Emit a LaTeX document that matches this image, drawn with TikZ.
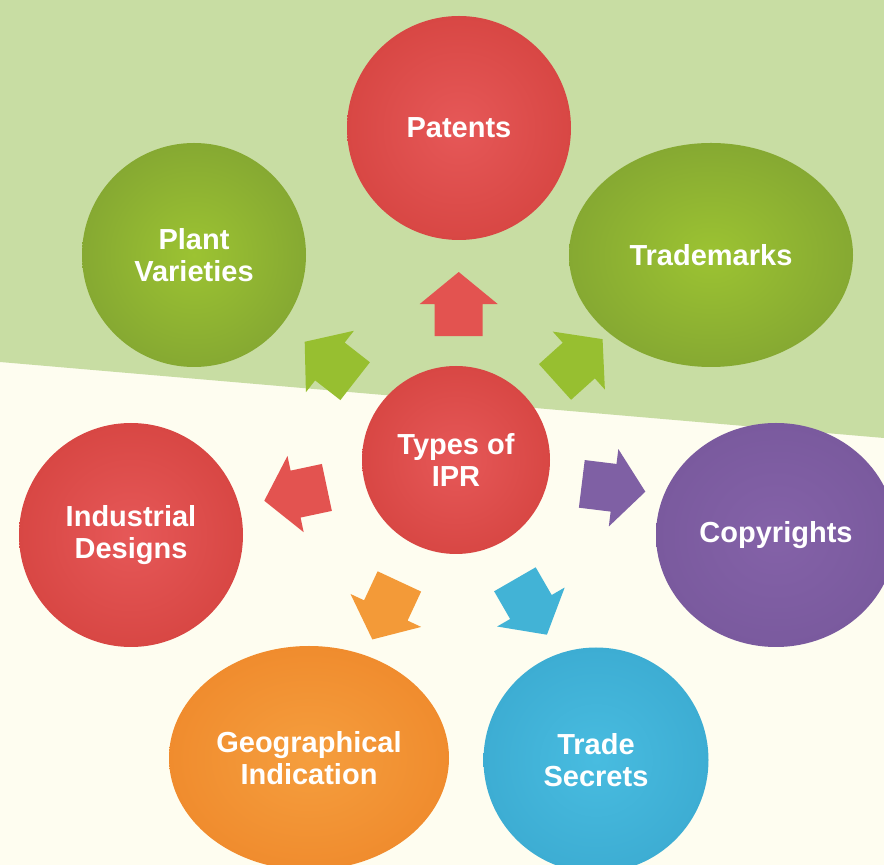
\documentclass[tikz,border=0pt]{standalone}
\usepackage{fontspec}
\setmainfont{Liberation Sans}
\usepackage{tikz}
\usetikzlibrary{shapes.geometric, calc}

\definecolor{bgtop}{HTML}{C8DDA3}
\definecolor{bgbot}{HTML}{FEFDF0}
\definecolor{redin}{HTML}{E65858}
\definecolor{redout}{HTML}{D84744}
\definecolor{grnin}{HTML}{9CC332}
\definecolor{grnout}{HTML}{86A932}
\definecolor{purin}{HTML}{8462A8}
\definecolor{purout}{HTML}{7A5A9E}
\definecolor{orgin}{HTML}{F59E3E}
\definecolor{orgout}{HTML}{F08C2E}
\definecolor{bluin}{HTML}{48BCE0}
\definecolor{bluout}{HTML}{3DADD3}
\definecolor{redarr}{HTML}{E35350}
\definecolor{grnarr}{HTML}{97BF30}
\definecolor{purarr}{HTML}{7F60A4}
\definecolor{orgarr}{HTML}{F39A38}
\definecolor{bluarr}{HTML}{42B3D6}

\tikzset{
	pics/blockarrow/.style={code={
		\fill[#1] (-32,-24) -- (0,-24) -- (0,-39) -- (32,0) -- (0,39) -- (0,24) -- (-32,24) -- cycle;
	}}
}

\begin{document}
\begin{tikzpicture}[x=1pt, y=1pt,
					bubble/.style={ellipse, inner sep=0pt, text=white, align=center,
						font=\bfseries\fontsize{29}{32}\selectfont},
					redbub/.style={bubble, inner color=redin, outer color=redout},
					grnbub/.style={bubble, inner color=grnin, outer color=grnout},
					purbub/.style={bubble, inner color=purin, outer color=purout},
					orgbub/.style={bubble, inner color=orgin, outer color=orgout},
					blubub/.style={bubble, inner color=bluin, outer color=bluout}]

	\useasboundingbox (0,0) rectangle (884,865);
	\clip (0,0) rectangle (884,865);

	% background
	\fill[bgbot] (0,0) rectangle (884,865);
	\fill[bgtop] (0,865) -- (884,865) -- (884,427) -- (0,503) -- cycle;

	% bubbles
	\node[redbub, minimum width=224, minimum height=224] (pat) at (459,737) {Patents};
	\node[grnbub, minimum width=224, minimum height=224] (pv) at (194,610) {Plant\\Varieties};
	\node[grnbub, minimum width=284, minimum height=224] (tm) at (711,610) {Trademarks};
	\node[redbub, minimum width=188, minimum height=188] (ipr) at (456,405) {Types of\\IPR};
	\node[redbub, minimum width=224, minimum height=224] (ind) at (131,330) {Industrial\\Designs};
	\node[purbub, minimum width=240, minimum height=224] (cr) at (776,330) {Copyrights};
	\node[orgbub, minimum width=280, minimum height=224] (gi) at (309,107) {Geographical\\Indication};
	\node[blubub, minimum width=225, minimum height=225] (ts) at (596,105) {Trade\\Secrets};

	% block arrows
	\foreach \a/\r/\d/\c in {89/90/156/redarr, 142/142/160/grnarr, 39/42/158/grnarr,
							 192/192/164/redarr, -10/-7/160/purarr,
							 245/245/166/orgarr, -63/-60/165/bluarr}
		\path ($(ipr)+(\a:\d)$) pic[rotate=\r]{blockarrow=\c};
\end{tikzpicture}
\end{document}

= = = = =

# Task brief:
Copy each line in full and exactly, omitting any picture.

# Output for this exercise:
Emit a LaTeX document that matches this image, drawn with TikZ.
\documentclass[tikz,border=0pt]{standalone}
\usepackage{fontspec}
\setmainfont{Liberation Sans}
\usepackage{tikz}
\usetikzlibrary{shapes.geometric, calc}

\definecolor{bgtop}{HTML}{C8DDA3}
\definecolor{bgbot}{HTML}{FEFDF0}
\definecolor{redin}{HTML}{E65858}
\definecolor{redout}{HTML}{D84744}
\definecolor{grnin}{HTML}{9CC332}
\definecolor{grnout}{HTML}{86A932}
\definecolor{purin}{HTML}{8462A8}
\definecolor{purout}{HTML}{7A5A9E}
\definecolor{orgin}{HTML}{F59E3E}
\definecolor{orgout}{HTML}{F08C2E}
\definecolor{bluin}{HTML}{48BCE0}
\definecolor{bluout}{HTML}{3DADD3}
\definecolor{redarr}{HTML}{E35350}
\definecolor{grnarr}{HTML}{97BF30}
\definecolor{purarr}{HTML}{7F60A4}
\definecolor{orgarr}{HTML}{F39A38}
\definecolor{bluarr}{HTML}{42B3D6}

\tikzset{
	pics/blockarrow/.style={code={
		\fill[#1] (-32,-24) -- (0,-24) -- (0,-39) -- (32,0) -- (0,39) -- (0,24) -- (-32,24) -- cycle;
	}}
}

\begin{document}
\begin{tikzpicture}[x=1pt, y=1pt,
					bubble/.style={ellipse, inner sep=0pt, text=white, align=center,
						font=\bfseries\fontsize{29}{32}\selectfont},
					redbub/.style={bubble, inner color=redin, outer color=redout},
					grnbub/.style={bubble, inner color=grnin, outer color=grnout},
					purbub/.style={bubble, inner color=purin, outer color=purout},
					orgbub/.style={bubble, inner color=orgin, outer color=orgout},
					blubub/.style={bubble, inner color=bluin, outer color=bluout}]

	\useasboundingbox (0,0) rectangle (884,865);
	\clip (0,0) rectangle (884,865);

	% background
	\fill[bgbot] (0,0) rectangle (884,865);
	\fill[bgtop] (0,865) -- (884,865) -- (884,427) -- (0,503) -- cycle;

	% bubbles
	\node[redbub, minimum width=224, minimum height=224] (pat) at (459,737) {Patents};
	\node[grnbub, minimum width=224, minimum height=224] (pv) at (194,610) {Plant\\Varieties};
	\node[grnbub, minimum width=284, minimum height=224] (tm) at (711,610) {Trademarks};
	\node[redbub, minimum width=188, minimum height=188] (ipr) at (456,405) {Types of\\IPR};
	\node[redbub, minimum width=224, minimum height=224] (ind) at (131,330) {Industrial\\Designs};
	\node[purbub, minimum width=240, minimum height=224] (cr) at (776,330) {Copyrights};
	\node[orgbub, minimum width=280, minimum height=224] (gi) at (309,107) {Geographical\\Indication};
	\node[blubub, minimum width=225, minimum height=225] (ts) at (596,105) {Trade\\Secrets};

	% block arrows
	\foreach \a/\r/\d/\c in {89/90/156/redarr, 142/142/160/grnarr, 39/42/158/grnarr,
							 192/192/164/redarr, -10/-7/160/purarr,
							 245/245/166/orgarr, -63/-60/165/bluarr}
		\path ($(ipr)+(\a:\d)$) pic[rotate=\r]{blockarrow=\c};
\end{tikzpicture}
\end{document}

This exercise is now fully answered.